■ **What you should do**: Reproduce the listing below exactly, minus its pictures.

Entries with chart source code
[START]
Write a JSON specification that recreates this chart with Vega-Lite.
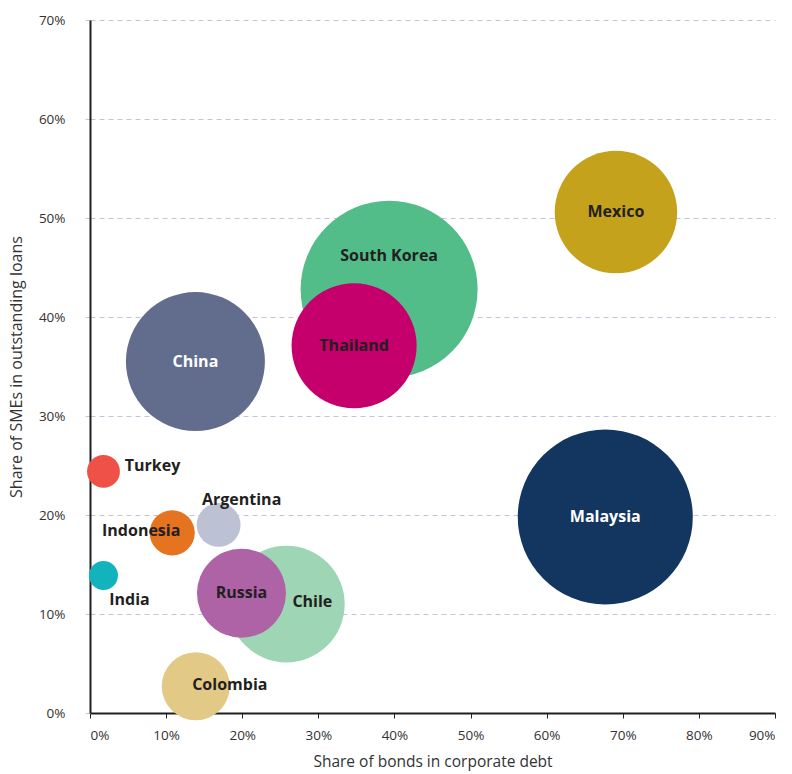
{
  "$schema": "https://vega.github.io/schema/vega-lite/v6.json",
  "width": 685,
  "height": 693,
  "autosize": "none",
  "padding": {"left": 90, "top": 20, "right": 17, "bottom": 61},
  "background": "white",
  "config": {
    "view": {"stroke": null},
    "font": "Open Sans"
  },
  "data": {
    "values": [
      {"country": "Malaysia", "bonds": 67.7, "smes": 19.8, "debt": 76.6},
      {"country": "South Korea", "bonds": 39.3, "smes": 42.8, "debt": 78.3},
      {"country": "Thailand", "bonds": 34.7, "smes": 37.1, "debt": 39.1},
      {"country": "Mexico", "bonds": 69.1, "smes": 50.6, "debt": 37.5},
      {"country": "China", "bonds": 13.85, "smes": 35.5, "debt": 48.3},
      {"country": "Chile", "bonds": 25.8, "smes": 11.0, "debt": 34.0},
      {"country": "Russia", "bonds": 19.9, "smes": 12.1, "debt": 19.8},
      {"country": "Colombia", "bonds": 13.9, "smes": 2.7, "debt": 11.6},
      {"country": "Argentina", "bonds": 16.9, "smes": 19.0, "debt": 4.8},
      {"country": "Indonesia", "bonds": 10.8, "smes": 18.2, "debt": 5.1},
      {"country": "Turkey", "bonds": 1.77, "smes": 24.4, "debt": 2.7},
      {"country": "India", "bonds": 1.77, "smes": 13.9, "debt": 2.1}
    ]
  },
  "encoding": {
    "x": {
      "field": "bonds", "type": "quantitative",
      "scale": {"domain": [0, 90], "nice": false, "zero": true},
      "axis": {
        "title": "Share of bonds in corporate debt",
        "values": [0, 10, 20, 30, 40, 50, 60, 70, 80, 90],
        "labelExpr": "datum.value + '%'",
        "grid": false,
        "domainColor": "#231f20", "domainWidth": 2,
        "tickColor": "#231f20", "tickSize": 5, "tickWidth": 1,
        "labelFont": "Open Sans", "labelFontSize": 13.5, "labelColor": "#333333",
        "labelPadding": 10,
        "titleFont": "Open Sans", "titleFontSize": 15.5, "titleFontWeight": "normal", "titleColor": "#333333",
        "titlePadding": 13
      }
    },
    "y": {
      "field": "smes", "type": "quantitative",
      "scale": {"domain": [0, 70], "nice": false, "zero": true},
      "axis": {
        "title": "Share of SMEs in outstanding loans",
        "values": [0, 10, 20, 30, 40, 50, 60, 70],
        "labelExpr": "datum.value + '%'",
        "grid": true,
        "gridColor": "#c5c3da", "gridDash": [5, 4], "gridWidth": 1,
        "domainColor": "#231f20", "domainWidth": 2,
        "tickColor": "#c5c3da", "tickSize": 7, "tickDash": [5, 4], "tickWidth": 1,
        "labelFont": "Open Sans", "labelFontSize": 13.5, "labelColor": "#333333",
        "labelPadding": 18,
        "titleFont": "Open Sans", "titleFontSize": 16, "titleFontWeight": "normal", "titleColor": "#333333",
        "titlePadding": 14
      }
    }
  },
  "layer": [
    {
      "mark": {"type": "circle", "opacity": 1, "stroke": null},
      "encoding": {
        "size": {
          "field": "debt", "type": "quantitative",
          "scale": {"type": "linear", "domain": [0, 100], "range": [0, 40000]},
          "legend": null
        },
        "color": {
          "field": "country", "type": "nominal",
          "scale": {
            "domain": ["Malaysia", "South Korea", "Thailand", "Mexico", "China", "Chile", "Russia", "Colombia", "Argentina", "Indonesia", "Turkey", "India"],
            "range": ["#12365f", "#52bd89", "#c5006c", "#c4a21b", "#626d8e", "#9dd5b5", "#ad63a6", "#e2c985", "#bdc1d4", "#e5731f", "#ef5147", "#12b3bd"]
          },
          "legend": null
        },
        "order": {"field": "debt", "type": "quantitative", "sort": "descending"}
      }
    },
    {
      "transform": [{"filter": {"field": "country", "oneOf": ["Mexico", "Thailand", "China", "Malaysia", "Russia"]}}],
      "mark": {"type": "text", "font": "Open Sans", "fontWeight": "bold", "fontSize": 16, "baseline": "middle", "align": "center"},
      "encoding": {
        "text": {"field": "country"},
        "color": {"condition": {"test": "datum.country === 'China' || datum.country === 'Malaysia'", "value": "#ffffff"}, "value": "#231f20"}
      }
    },
    {
      "transform": [{"filter": {"field": "country", "equal": "South Korea"}}],
      "mark": {"type": "text", "font": "Open Sans", "fontWeight": "bold", "fontSize": 16, "baseline": "middle", "align": "center", "dy": -33, "color": "#231f20"},
      "encoding": {"text": {"field": "country"}}
    },
    {
      "transform": [{"filter": {"field": "country", "equal": "Turkey"}}],
      "mark": {"type": "text", "font": "Open Sans", "fontWeight": "bold", "fontSize": 16, "baseline": "middle", "align": "center", "dx": 49, "dy": -5, "color": "#231f20"},
      "encoding": {"text": {"field": "country"}}
    },
    {
      "transform": [{"filter": {"field": "country", "equal": "Argentina"}}],
      "mark": {"type": "text", "font": "Open Sans", "fontWeight": "bold", "fontSize": 16, "baseline": "middle", "align": "center", "dx": 23, "dy": -25, "color": "#231f20"},
      "encoding": {"text": {"field": "country"}}
    },
    {
      "transform": [{"filter": {"field": "country", "equal": "Indonesia"}}],
      "mark": {"type": "text", "font": "Open Sans", "fontWeight": "bold", "fontSize": 16, "baseline": "middle", "align": "center", "dx": -31, "dy": -2, "color": "#231f20"},
      "encoding": {"text": {"field": "country"}}
    },
    {
      "transform": [{"filter": {"field": "country", "equal": "India"}}],
      "mark": {"type": "text", "font": "Open Sans", "fontWeight": "bold", "fontSize": 16, "baseline": "middle", "align": "center", "dx": 26, "dy": 25, "color": "#231f20"},
      "encoding": {"text": {"field": "country"}}
    },
    {
      "transform": [{"filter": {"field": "country", "equal": "Chile"}}],
      "mark": {"type": "text", "font": "Open Sans", "fontWeight": "bold", "fontSize": 16, "baseline": "middle", "align": "center", "dx": 26, "dy": -2, "color": "#231f20"},
      "encoding": {"text": {"field": "country"}}
    },
    {
      "transform": [{"filter": {"field": "country", "equal": "Colombia"}}],
      "mark": {"type": "text", "font": "Open Sans", "fontWeight": "bold", "fontSize": 16, "baseline": "middle", "align": "center", "dx": 34, "dy": -1, "color": "#231f20"},
      "encoding": {"text": {"field": "country"}}
    }
  ]
}
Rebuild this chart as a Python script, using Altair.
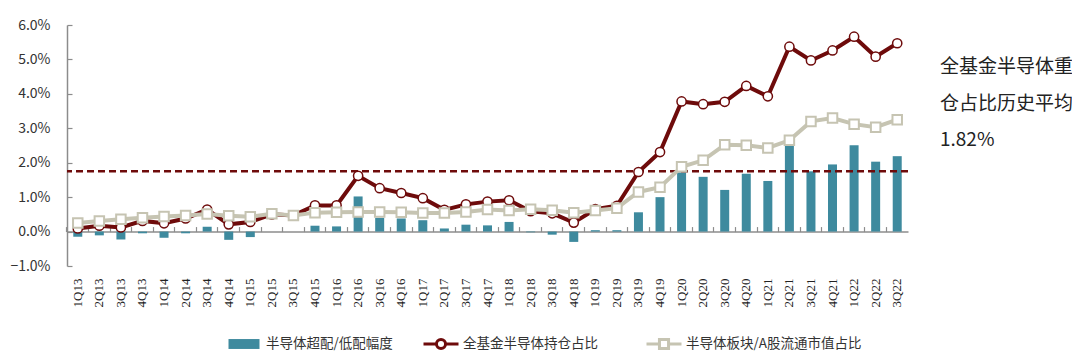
[END]
■ **Reply to the exercise**:
Write a JSON specification that recreates this chart with Vega-Lite.
{
  "$schema": "https://vega.github.io/schema/vega-lite/v6.json",
  "width": 685,
  "height": 693,
  "autosize": "none",
  "padding": {"left": 90, "top": 20, "right": 17, "bottom": 61},
  "background": "white",
  "config": {
    "view": {"stroke": null},
    "font": "Open Sans"
  },
  "data": {
    "values": [
      {"country": "Malaysia", "bonds": 67.7, "smes": 19.8, "debt": 76.6},
      {"country": "South Korea", "bonds": 39.3, "smes": 42.8, "debt": 78.3},
      {"country": "Thailand", "bonds": 34.7, "smes": 37.1, "debt": 39.1},
      {"country": "Mexico", "bonds": 69.1, "smes": 50.6, "debt": 37.5},
      {"country": "China", "bonds": 13.85, "smes": 35.5, "debt": 48.3},
      {"country": "Chile", "bonds": 25.8, "smes": 11.0, "debt": 34.0},
      {"country": "Russia", "bonds": 19.9, "smes": 12.1, "debt": 19.8},
      {"country": "Colombia", "bonds": 13.9, "smes": 2.7, "debt": 11.6},
      {"country": "Argentina", "bonds": 16.9, "smes": 19.0, "debt": 4.8},
      {"country": "Indonesia", "bonds": 10.8, "smes": 18.2, "debt": 5.1},
      {"country": "Turkey", "bonds": 1.77, "smes": 24.4, "debt": 2.7},
      {"country": "India", "bonds": 1.77, "smes": 13.9, "debt": 2.1}
    ]
  },
  "encoding": {
    "x": {
      "field": "bonds", "type": "quantitative",
      "scale": {"domain": [0, 90], "nice": false, "zero": true},
      "axis": {
        "title": "Share of bonds in corporate debt",
        "values": [0, 10, 20, 30, 40, 50, 60, 70, 80, 90],
        "labelExpr": "datum.value + '%'",
        "grid": false,
        "domainColor": "#231f20", "domainWidth": 2,
        "tickColor": "#231f20", "tickSize": 5, "tickWidth": 1,
        "labelFont": "Open Sans", "labelFontSize": 13.5, "labelColor": "#333333",
        "labelPadding": 10,
        "titleFont": "Open Sans", "titleFontSize": 15.5, "titleFontWeight": "normal", "titleColor": "#333333",
        "titlePadding": 13
      }
    },
    "y": {
      "field": "smes", "type": "quantitative",
      "scale": {"domain": [0, 70], "nice": false, "zero": true},
      "axis": {
        "title": "Share of SMEs in outstanding loans",
        "values": [0, 10, 20, 30, 40, 50, 60, 70],
        "labelExpr": "datum.value + '%'",
        "grid": true,
        "gridColor": "#c5c3da", "gridDash": [5, 4], "gridWidth": 1,
        "domainColor": "#231f20", "domainWidth": 2,
        "tickColor": "#c5c3da", "tickSize": 7, "tickDash": [5, 4], "tickWidth": 1,
        "labelFont": "Open Sans", "labelFontSize": 13.5, "labelColor": "#333333",
        "labelPadding": 18,
        "titleFont": "Open Sans", "titleFontSize": 16, "titleFontWeight": "normal", "titleColor": "#333333",
        "titlePadding": 14
      }
    }
  },
  "layer": [
    {
      "mark": {"type": "circle", "opacity": 1, "stroke": null},
      "encoding": {
        "size": {
          "field": "debt", "type": "quantitative",
          "scale": {"type": "linear", "domain": [0, 100], "range": [0, 40000]},
          "legend": null
        },
        "color": {
          "field": "country", "type": "nominal",
          "scale": {
            "domain": ["Malaysia", "South Korea", "Thailand", "Mexico", "China", "Chile", "Russia", "Colombia", "Argentina", "Indonesia", "Turkey", "India"],
            "range": ["#12365f", "#52bd89", "#c5006c", "#c4a21b", "#626d8e", "#9dd5b5", "#ad63a6", "#e2c985", "#bdc1d4", "#e5731f", "#ef5147", "#12b3bd"]
          },
          "legend": null
        },
        "order": {"field": "debt", "type": "quantitative", "sort": "descending"}
      }
    },
    {
      "transform": [{"filter": {"field": "country", "oneOf": ["Mexico", "Thailand", "China", "Malaysia", "Russia"]}}],
      "mark": {"type": "text", "font": "Open Sans", "fontWeight": "bold", "fontSize": 16, "baseline": "middle", "align": "center"},
      "encoding": {
        "text": {"field": "country"},
        "color": {"condition": {"test": "datum.country === 'China' || datum.country === 'Malaysia'", "value": "#ffffff"}, "value": "#231f20"}
      }
    },
    {
      "transform": [{"filter": {"field": "country", "equal": "South Korea"}}],
      "mark": {"type": "text", "font": "Open Sans", "fontWeight": "bold", "fontSize": 16, "baseline": "middle", "align": "center", "dy": -33, "color": "#231f20"},
      "encoding": {"text": {"field": "country"}}
    },
    {
      "transform": [{"filter": {"field": "country", "equal": "Turkey"}}],
      "mark": {"type": "text", "font": "Open Sans", "fontWeight": "bold", "fontSize": 16, "baseline": "middle", "align": "center", "dx": 49, "dy": -5, "color": "#231f20"},
      "encoding": {"text": {"field": "country"}}
    },
    {
      "transform": [{"filter": {"field": "country", "equal": "Argentina"}}],
      "mark": {"type": "text", "font": "Open Sans", "fontWeight": "bold", "fontSize": 16, "baseline": "middle", "align": "center", "dx": 23, "dy": -25, "color": "#231f20"},
      "encoding": {"text": {"field": "country"}}
    },
    {
      "transform": [{"filter": {"field": "country", "equal": "Indonesia"}}],
      "mark": {"type": "text", "font": "Open Sans", "fontWeight": "bold", "fontSize": 16, "baseline": "middle", "align": "center", "dx": -31, "dy": -2, "color": "#231f20"},
      "encoding": {"text": {"field": "country"}}
    },
    {
      "transform": [{"filter": {"field": "country", "equal": "India"}}],
      "mark": {"type": "text", "font": "Open Sans", "fontWeight": "bold", "fontSize": 16, "baseline": "middle", "align": "center", "dx": 26, "dy": 25, "color": "#231f20"},
      "encoding": {"text": {"field": "country"}}
    },
    {
      "transform": [{"filter": {"field": "country", "equal": "Chile"}}],
      "mark": {"type": "text", "font": "Open Sans", "fontWeight": "bold", "fontSize": 16, "baseline": "middle", "align": "center", "dx": 26, "dy": -2, "color": "#231f20"},
      "encoding": {"text": {"field": "country"}}
    },
    {
      "transform": [{"filter": {"field": "country", "equal": "Colombia"}}],
      "mark": {"type": "text", "font": "Open Sans", "fontWeight": "bold", "fontSize": 16, "baseline": "middle", "align": "center", "dx": 34, "dy": -1, "color": "#231f20"},
      "encoding": {"text": {"field": "country"}}
    }
  ]
}
Rebuild this chart as a Python script, using Altair.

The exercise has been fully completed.